What is an R&D team, and how does it differ from a regular engineering team?

An R&D team focuses on exploration, innovation, and building new capabilities: prototyping new products, testing emerging technologies, and validating market hypotheses. A regular engineering team typically executes on an existing roadmap. In many modern software companies, these functions overlap, but the distinction matters for budgeting, hiring, and strategic planning. A dedicated R&D department has explicit ownership of longer term innovation work, not just the sprint backlog.

What roles should I hire first when building a research and development department?

Start with an R&D lead or engineering manager who can own the vision and process, followed by 2 to 3 senior software engineers who are strong generalists capable of prototyping quickly. Add a QA engineer early to establish quality standards. Our engagement with various domains demonstrates this sequence: the first hire was a team lead, who then guided the recruitment and onboarding of subsequent engineers and was promoted to architect within two years.

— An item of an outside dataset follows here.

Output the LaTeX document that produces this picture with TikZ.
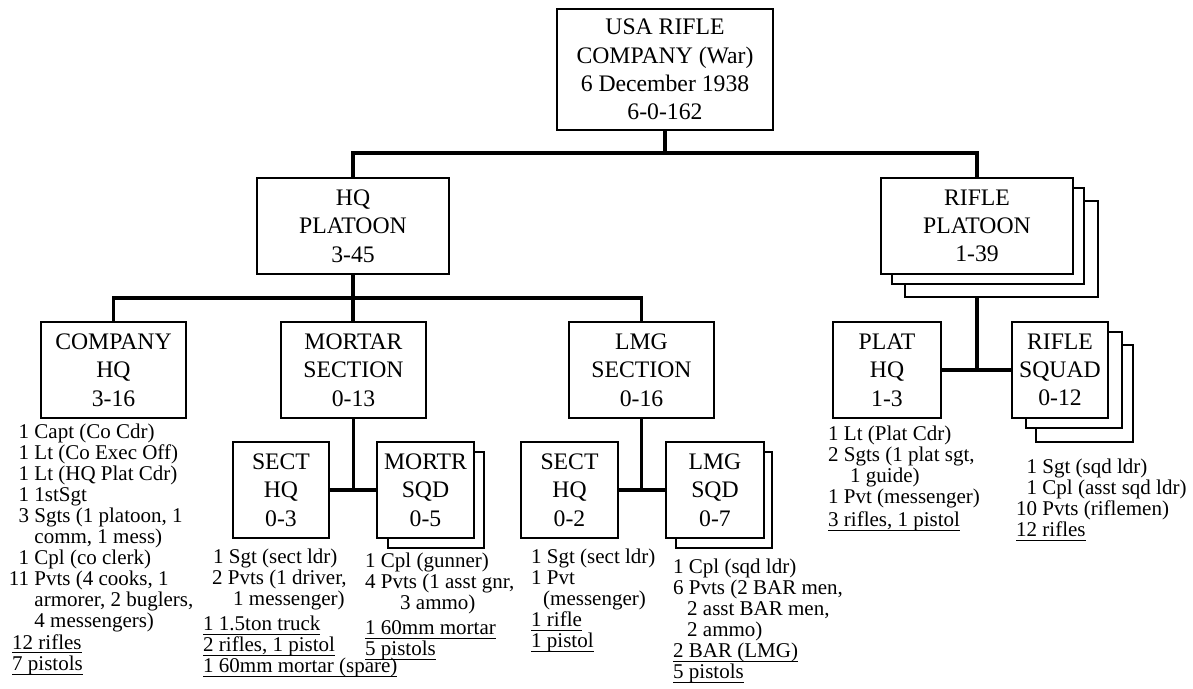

How can IT staff augmentation help me build an R&D center in another country?

IT staff augmentation lets you hire dedicated R&D staff in another country without registering a legal entity or building administrative infrastructure. Newxel acts as the employer of record, handling employment contracts, payroll, taxes, benefits, HR, and office logistics, while you retain full technical leadership, IP ownership, and day to day management. Our standard timeline is 2 to 4 weeks from engagement to an operational team.

What is the difference between outsourcing R&D and using staff augmentation?

With outsourcing, a vendor manages the team and delivers against a fixed scope. With staff augmentation, the engineers work directly as part of your R&D team, under your management, using your tools and processes. For R&D work, which is inherently open-ended, staff augmentation is the stronger fit because it preserves the direct communication and iterative problem solving that research demands.

How do I ensure cultural fit when hiring remote R&D staff?

Cultural fit starts in the hiring process and continues through onboarding. Screen for communication style, comfort with ambiguity, and how candidates handle feedback. In our HRTech client engagement, candidates were rejected despite being technically qualified because they did not align with client’s organizational culture. That selectivity, combined with deliberate onboarding and ongoing HR support, is why our retention rate sits at 98%.

How much does it cost to build a research and development team offshore?

Costs vary by region, team size, and seniority. At Newxel, our pricing is transparent: number of developers multiplied by a monthly rate equals your total bill. That rate includes salary, HR services, legal support, and project management. No hidden fees. A 5 person R&D team might cost $25,000 to $60,000 per month depending on composition and location. The right question is total value: talent quality, ramp up speed, retention, and the operational burden you are offloading.